Police intercept Hutchinson and attempt to cut him off but fail. Wallis and Hammer attempt as well but see that Hutchinson is heading directly for them and attempt to escape their cruiser. However, Wallis' seatbelt fails to release, and by the time he manages to get out, Hutchinson strikes him with the Blazer, killing him instantly. The pursuing officers lose sight of Hutchinson, but Silva and Stair remain overhead. Hutchinson crashes the Blazer and flees on foot, encountering Whipple and Julian and attempting to carjack them. Julian runs off while Whipple drives away, missing gunfire from Hutchinson. Continuing on, Hutchinson encounters John Laurienti and his disabled daughter and forces Laurienti to drive him away in his green Chevrolet C/K. Silva, realizing the police do not know what vehicle Hutchinson is in, and being unable to inform them, flies the helicopter directly in front of the truck and lands in front of them, forcing it to stop. Police are then alerted to Hutchinson's whereabouts and surround the truck. Laurienti is pulled from the vehicle unharmed, and Hutchinson is shot dead by police after attempting to shoot Laurienti and the officers.

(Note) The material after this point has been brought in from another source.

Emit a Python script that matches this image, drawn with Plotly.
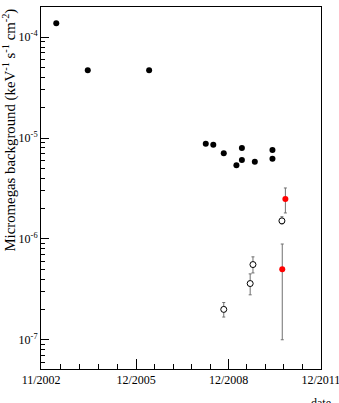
import plotly.graph_objects as go
import pandas as pd

# Black filled points (no visible error bars)
black_dates = ["2003-05-01", "2004-05-08", "2006-05-05", "2008-03-06", "2008-06-03",
               "2008-10-05", "2009-03-04", "2009-05-08", "2009-05-08", "2009-10-08",
               "2010-05-05", "2010-05-05"]
black_vals = [1.38e-4, 4.71e-5, 4.70e-5, 8.8e-6, 8.6e-6,
              7.07e-6, 5.37e-6, 7.96e-6, 6.05e-6, 5.82e-6,
              7.6e-6, 6.24e-6]

# Open circles with error bars
open_dates = ["2008-10-05", "2009-08-14", "2009-09-16", "2010-08-25"]
open_vals = [2.0e-7, 3.61e-7, 5.57e-7, 1.51e-6]
open_hi = [2.34e-7, 4.5e-7, 6.64e-7, 1.66e-6]
open_lo = [1.68e-7, 2.79e-7, 4.6e-7, 1.41e-6]

# Red filled points with error bars
red_dates = ["2010-10-05", "2010-08-29"]
red_vals = [2.49e-6, 5.0e-7]
red_hi = [3.2e-6, 8.9e-7]
red_lo = [1.81e-6, 1.0e-7]

x_tickvals = ["2002-11-02", "2005-12-01", "2008-12-01", "2011-11-30"]
x_ticktext = ["11/2002", "12/2005", "12/2008", "12/2011"]

X_RANGE = ["2002-11-01", "2011-12-01"]
Y_RANGE = [-7.29, -3.70]

FONT = "Liberation Serif"
ERRC = "#707070"
TICKC = "black"

# minor tick positions: 5 divisions per major interval (x), 2..9 per decade (y)
xt = pd.to_datetime(x_tickvals)
x_minor = []
for a, b in zip(xt[:-1], xt[1:]):
    for k in range(1, 5):
        x_minor.append((a + (b - a) * k / 5).strftime("%Y-%m-%d"))
y_minor = [k * 10.0 ** e for e in range(-8, -3) for k in range(2, 10)]


def err(vals, hi, lo):
    return dict(type="data", symmetric=False,
                array=[h - v for v, h in zip(vals, hi)],
                arrayminus=[v - l for v, l in zip(vals, lo)],
                color=ERRC, thickness=1, width=1.5)


fig = go.Figure()
fig.add_trace(go.Scatter(x=black_dates, y=black_vals, mode="markers",
                         marker=dict(color="black", size=6), showlegend=False))
fig.add_trace(go.Scatter(x=open_dates, y=open_vals, mode="markers",
                         error_y=err(open_vals, open_hi, open_lo),
                         marker=dict(color="white", size=6, line=dict(color="black", width=1)),
                         showlegend=False))
fig.add_trace(go.Scatter(x=red_dates, y=red_vals, mode="markers",
                         error_y=err(red_vals, red_hi, red_lo),
                         marker=dict(color="#ff0000", size=6), showlegend=False))
# carrier trace for the minor-tick overlay axes
fig.add_trace(go.Scatter(x=[x_minor[0]], y=[y_minor[10]], xaxis="x2", yaxis="y2",
                         mode="markers", marker=dict(size=0.1, opacity=0),
                         hoverinfo="skip", showlegend=False))

common = dict(tickcolor=TICKC, tickwidth=1, showgrid=False, zeroline=False,
              automargin=False)

fig.update_layout(
    width=339, height=403,
    margin=dict(l=41, r=18, t=7, b=34, autoexpand=False),
    paper_bgcolor="white", plot_bgcolor="white",
    font=dict(family=FONT, size=12, color="black"),
    xaxis=dict(type="date", range=X_RANGE,
               tickmode="array", tickvals=x_tickvals, ticktext=x_ticktext,
               ticks="inside", ticklen=10, ticklabeloverflow="allow",
               showline=True, linecolor="black", linewidth=1, mirror=True,
               tickfont=dict(family=FONT, size=12), **common),
    yaxis=dict(type="log", range=Y_RANGE,
               tickmode="array", tickvals=[1e-7, 1e-6, 1e-5, 1e-4],
               ticktext=["10<sup>-7</sup>", "10<sup>-6</sup>", "10<sup>-5</sup>", "10<sup>-4</sup>"],
               ticks="inside", ticklen=8,
               showline=True, linecolor="black", linewidth=1, mirror=True,
               tickfont=dict(family=FONT, size=12), **common),
    xaxis2=dict(type="date", range=X_RANGE, overlaying="x", anchor="y", side="bottom",
                tickmode="array", tickvals=x_minor, showticklabels=False,
                ticks="inside", ticklen=5, showline=False, **common),
    yaxis2=dict(type="log", range=Y_RANGE, overlaying="y", anchor="x", side="left",
                tickmode="array", tickvals=y_minor, showticklabels=False,
                ticks="inside", ticklen=4, showline=False, **common),
    annotations=[
        dict(text="Micromegas background (keV<sup>-1</sup> s<sup>-1</sup> cm<sup>-2</sup>)",
             xref="paper", yref="paper", x=-0.155, y=1.0, xanchor="left", yanchor="top",
             textangle=-90, showarrow=False, font=dict(family=FONT, size=14.8)),
        dict(text="date", xref="paper", yref="paper", x=1.043, y=-0.069,
             xanchor="right", yanchor="top", showarrow=False,
             font=dict(family=FONT, size=12)),
    ],
)

fig.write_html("out.html")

In the aftermath, Whipple ends her relationship with Julian and is in a much stronger relationship with her father, who is supporting her during her pregnancy. Wallis' son Dale gives a speech at his father's funeral and breaks down over the sudden death of his father. Tammie, now self-confident, plans to head off to college. Laurienti survives and is given a new white truck on behalf of KCNC-TV.

==Reception==
Variety wrote that the film is unsubtle but recreates the event with "attention-getting incisiveness". Ken Tucker of Entertainment Weekly rated it a letter grade of A− and wrote, "Terse and tense, The Chase is chilling."